Son terrain de jeu c’est l’atelier de production, zone ultra-protégée où la moindre saleté est traquée. On y pénètre équipé de combinaison, charlotte, masque, gant et bottes. En période d’intense production, de mars à septembre, il se produit jusqu’à 300 kilos de caviar par jour extraits de quelque 200 poissons . Les esturgeons glissent sur des toboggans, il s’écoule une vingtaine de minutes entre l’abattage, le prélèvement, le salage et la mise en boîte des précieux œufs. Avant une période d’affinage, de deux semaines à trois mois. Pas question de gâchis, les esturgeons sont soit donnés à des œuvres caritatives, dont un orphelinat et l’association Akamasoa du père Pedro qui scolarise plus de 20000 enfants, soit vendus aux populations locales. Même le sang et les viscères sont recyclés, dans l’horticulture, en engrais.
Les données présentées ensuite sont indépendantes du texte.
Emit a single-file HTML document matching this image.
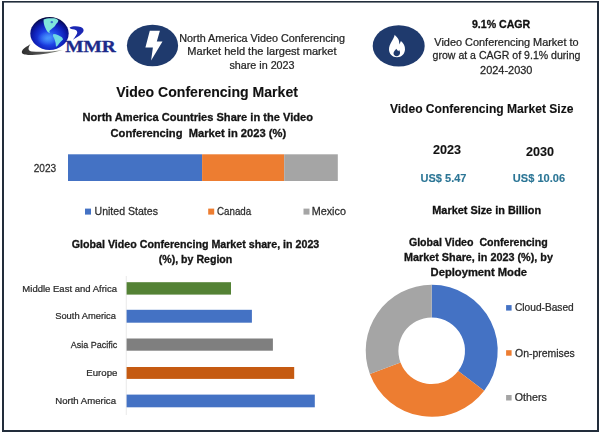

Une dizaine de tonnes de caviar par an
La ferme produit une dizaine de tonnes de caviar par an sur six espèces. Un Petit Poucet à côté du géant chinois, de loin le premier producteur au monde avec 450 tonnes par an, mais on l’aura compris, ici, ce n’est pas la quantité qui prime mais la qualité, l’exceptionnel, voire l’unique. Les trois associés l’ont trouvé en ressuscitant deux espèces qui étaient en voie d’extinction: le persicus aux saveurs du caviar d’antan et le shipova devenu rare en raison de la disparition de la mer d’Aral. De façon un peu miraculeuse, relate Delphyne. « Nous cherchions des persicus car pour nous c’est important ce choix de la génétique. On se fournissait à Kasnodar en Russie, auprès de Mikaïl Sebanov, un grand expert avec qui nous avions noué une relation forte. Un jour il nous a dit faites attention à ce sac avec une croix... Il contenait des œufs de persicus, qu’il avait retrouvés par hasard en milieu sauvage ». Cette année, précise-t-elle, le shipova a donné 2 kilos d’une incroyable gamme suprême blanc nacré. Un nectar de la marque Rova Caviar réservé à une clientèle fortunée: le kilo coûte la modique somme de 15.000 euros. D’ici quelques années, ils auront les premières productions de béluga, le nec plus ultra, pour lequel il faut vingt ans de maturité.
Kasnodar, l’autre marque de l’entreprise, plus abordable, offre selon Delphyne « un rapport qualité prix imbattable ». Elle représente environ un quart de la distribution. La majeure partie de la vente se fait sous marque propre. Rova Caviar, dont le nom et l’emblème font référence au palais de la reine à Antananarivo, est destinée à une clientèle privée, aux grands chefs. Elle s’est déjà imposée dans plusieurs palaces, le Crillon, l’hôtel du Palais à Biarritz ou Cheval blanc aux Seychelles. Pour séduire la clientèle, Delphyne ne lésine pas, elle veut leur faire « vivre une expérience ». Elle les reçoit à Mantasoa dans une somptueuse maison sur le lac, à la décoration soignée et insolite - comme ce squelette de baleineau accroché au plafond de l’immense salon - et... à Paris dans le triangle d’or. Un appartement à la vue imprenable sur le Rond-Point des Champs Elysées. Entre autres nombreux évènements, en cette fin d’année, Delphyne y a organisé un dîner tout caviar pour 23 chefs étoilés. « Mon bonheur, c’est quand un chef fait ouah! Ils étaient enchantés ».